TAMPA, Fla. (AP) — Hurricane Milton crashed into Florida as a Category 3 storm Wednesday, pounding the coast with ferocious winds of over 100 mph (160 kph) and producing a series of tornadoes around the state. Tampa avoided a direct hit.
The cyclone had maximum sustained winds of 120 mph (205 kph) as it roared ashore near Siesta Key, the Miami-based National Hurricane Center said. Siesta Key is a prosperous strip of white-sand beaches that's home to 5,500 people about 70 miles (112 kilometers) south of Tampa. The storm was still bringing a potentially deadly storm surge to much of Florida’s Gulf Coast, including densely populated areas such as Tampa, St. Petersburg, Sarasota and Fort Myers.
Heavy rains were also likely to cause flooding inland along rivers and lakes as Milton traverses the Florida peninsula as a hurricane, eventually to emerge in the Atlantic Ocean on Thursday.
More than 1 million homes and businesses were without power Wednesday night in Florida, according to poweroutage.us, which tracks utility reports. The highest number of outages were in Sarasota County and neighboring Manatee County.
Milton slammed into a Florida region still reeling from Hurricane Helene, which caused heavy damage to beach communities with storm surge and killed a dozen people in seaside Pinellas County alone.

Earlier, officials issued dire warnings to flee or face grim odds of survival.
“This is it, folks,” said Cathie Perkins, emergency management director in Pinellas County, which sits on the peninsula that forms Tampa Bay. “Those of you who were punched during Hurricane Helene, this is going to be a knockout. You need to get out, and you need to get out now.”
By late afternoon, some officials said the time had passed for such efforts. By the evening, some counties announced they has suspended emergency services.

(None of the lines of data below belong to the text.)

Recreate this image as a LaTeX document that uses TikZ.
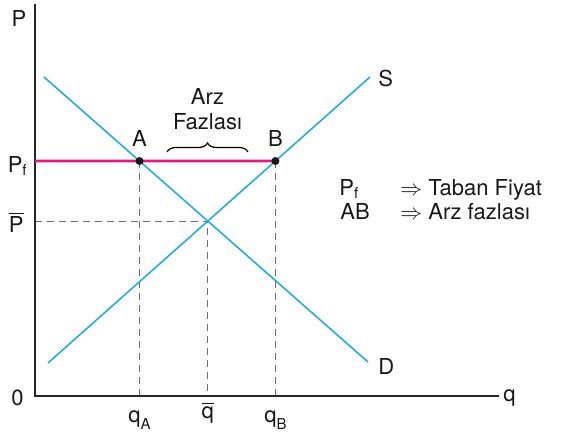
\documentclass[tikz,border=0pt]{standalone}
\usepackage{fontspec}
\setmainfont{TeX Gyre Heros}
\usetikzlibrary{
  positioning,
  calc,
  decorations.pathreplacing
}
\definecolor{marketcyan}{HTML}{1BA9E1}
\definecolor{floormag}{HTML}{E5197E}
\definecolor{guidegray}{HTML}{707070}
\newcommand{\lowsub}[2][0.3ex]{\raisebox{-#1}{\fontsize{7.5}{8}\selectfont #2}}

\begin{document}
\begin{tikzpicture}[
  x=0.5pt, y=-0.5pt,
  axis/.style={line width=0.9pt, black!85},
  market/.style={line width=0.75pt, marketcyan},
  floorline/.style={line width=1.4pt, floormag},
  guide/.style={line width=0.5pt, guidegray, dash pattern=on 3.5pt off 2.5pt},
  dot/.style={fill=black!90},
  lbl/.style={inner sep=0pt, font=\fontsize{11}{12.5}\selectfont, text=black!90},
  brace/.style={decorate, decoration={brace, amplitude=4.5pt}, line width=0.6pt}
]
  \useasboundingbox (0,0) rectangle (573,433);

  % axes
  \coordinate (O) at (35,396);
  \coordinate (Ptop) at (35,4);
  \coordinate (qend) at (499,396);

  % demand and supply
  \coordinate (D1) at (44,77);
  \coordinate (D2) at (368,362);
  \coordinate (S1) at (48,363);
  \coordinate (S2) at (370,77);
  \coordinate (E) at (intersection of D1--D2 and S1--S2);

  % floor price
  \coordinate (PfL) at (35,161);
  \coordinate (PfR) at (400,161);
  \coordinate (A) at (intersection of D1--D2 and PfL--PfR);
  \coordinate (B) at (intersection of S1--S2 and PfL--PfR);
  \coordinate (Pbar) at (O |- E);
  \coordinate (qA) at (A |- O);
  \coordinate (qB) at (B |- O);
  \coordinate (qbar) at (E |- O);

  \draw[guide] (A) -- (qA);
  \draw[guide] (B) -- (qB);
  \draw[guide] (Pbar) -- (E) -- (qbar);

  \draw[axis] (Ptop) -- (O) -- (qend);

  \draw[market] (D1) -- (D2);
  \draw[market] (S1) -- (S2);
  \draw[floorline] (PfL) -- (B);

  \fill[dot] (A) circle[radius=2pt];
  \fill[dot] (B) circle[radius=2pt];

  % labels
  \node[lbl, anchor=base] (Plbl) at (19,27) {P};
  \node[lbl, anchor=base east] (Pflbl) at (27,172) {P\lowsub{f}};
  \node[lbl, anchor=base east] (Pbarlbl) at (24,232) {$\overline{\mbox{P}}$};
  \node[lbl, anchor=base east] (Olbl) at (24,405) {0};
  \node[lbl, anchor=west] (qlbl) at (503,398) {q};
  \node[lbl, below=7pt of qA] (qAlbl) {q\lowsub[0.6ex]{A}};
  \node[lbl, below=3pt of qbar] (qbarlbl) {$\overline{\mbox{q}}$};
  \node[lbl, below=7pt of qB] (qBlbl) {q\lowsub[0.6ex]{B}};
  \node[lbl, above=7pt of A] (Albl) {A};
  \node[lbl, above=7pt of B] (Blbl) {B};
  \node[lbl, anchor=west] (Slbl) at (378,78) {S};
  \node[lbl, anchor=west] (Dlbl) at (378,366) {D};

  % surplus brace
  \coordinate (BrL) at (167,152);
  \coordinate (BrR) at (248,152);
  \draw[brace] (BrL) -- (BrR);
  \node[lbl, align=center, above=11pt of $(BrL)!0.5!(BrR)$] (surplus) {Arz\\Fazlası};

  % legend
  \node[lbl, anchor=base west] (leg1) at (339,195) {P\lowsub{f}};
  \node[lbl, anchor=base west] (leg1txt) at (400,195) {$\Rightarrow$ Taban Fiyat};
  \node[lbl, anchor=base west] (leg2) at (340,220) {AB};
  \node[lbl, anchor=base west] (leg2txt) at (400,220) {$\Rightarrow$ Arz fazlası};
\end{tikzpicture}
\end{document}
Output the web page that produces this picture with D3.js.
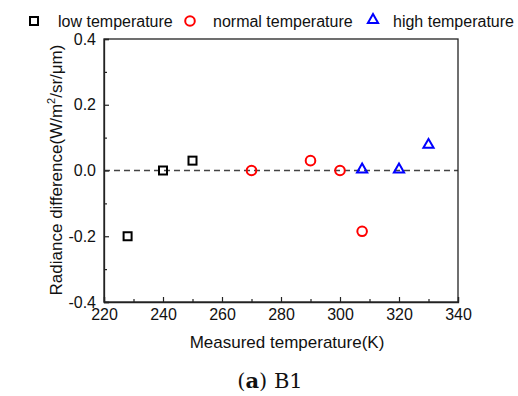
<!DOCTYPE html>
<html><head><meta charset="utf-8">
<script src="https://cdn.jsdelivr.net/npm/d3@7"></script>
<style>body{margin:0;background:#fff}svg{display:block}</style>
</head><body>
<script>
const lowX = [228, 240, 250];
const lowY = [-0.2, 0.0, 0.03];
const normalX = [270, 290, 300, 307.5];
const normalY = [0.0, 0.03, 0.0, -0.185];
const highX = [307.5, 320, 330];
const highY = [0.0, 0.0, 0.075];
const xTicks = [220, 240, 260, 280, 300, 320, 340];
const yTicks = [-0.4, -0.2, 0.0, 0.2, 0.4];
const legendLabels = ["low temperature", "normal temperature", "high temperature"];

const W = 518, H = 396;
const svg = d3.select("body").append("svg").attr("width", W).attr("height", H);
const x = d3.scaleLinear().domain([220, 340]).range([104, 458]);
const y = d3.scaleLinear().domain([-0.4, 0.4]).range([302, 39]);
const font = "'Liberation Sans', Arial, sans-serif";

// zero dashed line
svg.append("line").attr("x1", x(220)).attr("x2", x(340)).attr("y1", y(0)).attr("y2", y(0))
  .attr("stroke", "#444").attr("stroke-width", 1.5).attr("stroke-dasharray", "6,4");

// frame
svg.append("rect").attr("x", x(220)).attr("y", y(0.4)).attr("width", x(340) - x(220)).attr("height", y(-0.4) - y(0.4))
  .attr("fill", "none").attr("stroke", "#222").attr("stroke-width", 1.3);

// axes
svg.append("g").attr("transform", `translate(0,${y(-0.4)})`)
  .call(d3.axisBottom(x).tickValues(xTicks).tickSize(-5).tickPadding(7).tickFormat(d3.format("d")));
svg.append("g").attr("transform", `translate(0,${y(-0.4)})`)
  .call(d3.axisBottom(x).tickValues(d3.range(230, 340, 20)).tickSize(-3).tickFormat(""))
  .call(g => g.select(".domain").remove());
const yAxis = svg.append("g").attr("transform", `translate(${x(220)},0)`)
  .call(d3.axisLeft(y).tickValues(yTicks).tickSize(-5).tickPadding(8).tickFormat(d3.format(".1f")));
svg.append("g").attr("transform", `translate(${x(220)},0)`)
  .call(d3.axisLeft(y).tickValues([-0.3, -0.1, 0.1, 0.3]).tickSize(-3).tickFormat(""))
  .call(g => g.select(".domain").remove());
svg.selectAll(".tick line").attr("stroke", "#222").attr("stroke-width", 1.2);
svg.selectAll(".domain").attr("stroke", "#222").attr("stroke-width", 1.3);
svg.selectAll(".tick text").attr("font-family", font).attr("font-size", 16).attr("fill", "#111");
yAxis.selectAll(".tick text").attr("dy", "0.32em").text(d => d === 0 ? "0.0" : d3.format(".1f")(d).replace("−", "-"));

// titles
svg.append("text").attr("x", 287).attr("y", 348).attr("text-anchor", "middle")
  .attr("font-family", font).attr("font-size", 17).attr("fill", "#111").text("Measured temperature(K)");
const yt = svg.append("text").attr("transform", `translate(62,170) rotate(-90)`).attr("text-anchor", "middle")
  .attr("font-family", font).attr("font-size", 17).attr("fill", "#111");
yt.append("tspan").text("Radiance difference(W/m");
yt.append("tspan").attr("dy", -7).attr("font-size", 11).text("2");
yt.append("tspan").attr("dy", 7).text("/sr/μm)");

// caption
const cap = svg.append("text").attr("x", 270).attr("y", 388).attr("text-anchor", "middle")
  .attr("font-family", "'DejaVu Serif', 'Liberation Serif', serif").attr("font-size", 21).attr("fill", "#111");
cap.append("tspan").text("(");
cap.append("tspan").attr("font-weight", "bold").text("a");
cap.append("tspan").text(") B1");

// markers
const sq = 8;
svg.append("g").selectAll("rect").data(lowX.map((d, i) => [d, lowY[i]])).join("rect")
  .attr("x", d => x(d[0]) - sq / 2).attr("y", d => y(d[1]) - sq / 2).attr("width", sq).attr("height", sq)
  .attr("fill", "none").attr("stroke", "#000").attr("stroke-width", 2);
svg.append("g").selectAll("circle").data(normalX.map((d, i) => [d, normalY[i]])).join("circle")
  .attr("cx", d => x(d[0])).attr("cy", d => y(d[1])).attr("r", 4.8)
  .attr("fill", "none").attr("stroke", "#f00").attr("stroke-width", 2);
const tri = d3.symbol().type(d3.symbolTriangle).size(45);
svg.append("g").selectAll("path").data(highX.map((d, i) => [d, highY[i]])).join("path")
  .attr("d", tri).attr("transform", d => `translate(${x(d[0])},${y(d[1]) - 1})`)
  .attr("fill", "none").attr("stroke", "#00f").attr("stroke-width", 2);

// legend
const ly = 21;
svg.append("rect").attr("x", 30).attr("y", ly - 4).attr("width", 8).attr("height", 8)
  .attr("fill", "none").attr("stroke", "#000").attr("stroke-width", 2);
svg.append("circle").attr("cx", 190).attr("cy", ly).attr("r", 4.8)
  .attr("fill", "none").attr("stroke", "#f00").attr("stroke-width", 2);
svg.append("path").attr("d", tri).attr("transform", `translate(373,${ly - 1})`)
  .attr("fill", "none").attr("stroke", "#00f").attr("stroke-width", 2);
const lx = [58, 213, 393];
legendLabels.forEach((t, i) => {
  svg.append("text").attr("x", lx[i]).attr("y", ly + 6).attr("font-family", font).attr("font-size", 16)
    .attr("fill", "#111").text(t);
});
</script>
</body></html>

“Unless you really have a good reason to leave at this point, we suggest you just hunker down,” Polk County Emergency Management Director Paul Womble said in a public update.
Multiple tornadoes spawned by the hurricane tore across Florida, the twisters acting as a dangerous harbingers of Milton’s approach. Videos posted to social media sites showed large funnel clouds over neighborhoods in Palm Beach County and elsewhere in the state.
Milton, which has fluctuated in intensity as it approached Florida, was a Category 3 hurricane Wednesday evening. It was expected to remain a hurricane after hitting land and plowing across the state, including the heavily populated Orlando area, through Thursday.
“That doesn't mean that it couldn't happen,” said Luisa Meshekoff, who nevertheless was staying put with her partner and eight cats in their home, a brick warehouse in a mandatory evacuation zone in Tampa's Channel District. The couple considered leaving but felt bringing the cats to a shelter wasn't an option, and they worried that getting stuck on the roads could be dangerous.
“I think if you have water and batteries, everything’s OK,” Meshekoff said. “I could be singing a different tune by 2 in the morning.”
Milton threatened communitiesstill reeling two weeks after Hurricane Helene flooded streets and homes in western Florida and left at least 230 people dead across the South. In many places along the coast, municipalities raced to collect and dispose of debris before Milton’s winds and storm surge could toss it around and compound any damage.
With the storm weaker but growing in size, the surge was projected to reach as high as 9 feet (2.7 meters) in Tampa Bay.
At a news conference in Tallahassee, Gov. Ron DeSantis described deployment of a wide range of resources, including 9,000 National Guard members from Florida and other states; over 50,000 utility workers from as far as California; and highway patrol cars with sirens to escort gasoline tankers to replenish supplies so people could fill up their tanks before evacuating.
“Unfortunately, there will be fatalities. I don’t think there’s any way around that,” DeSantis said.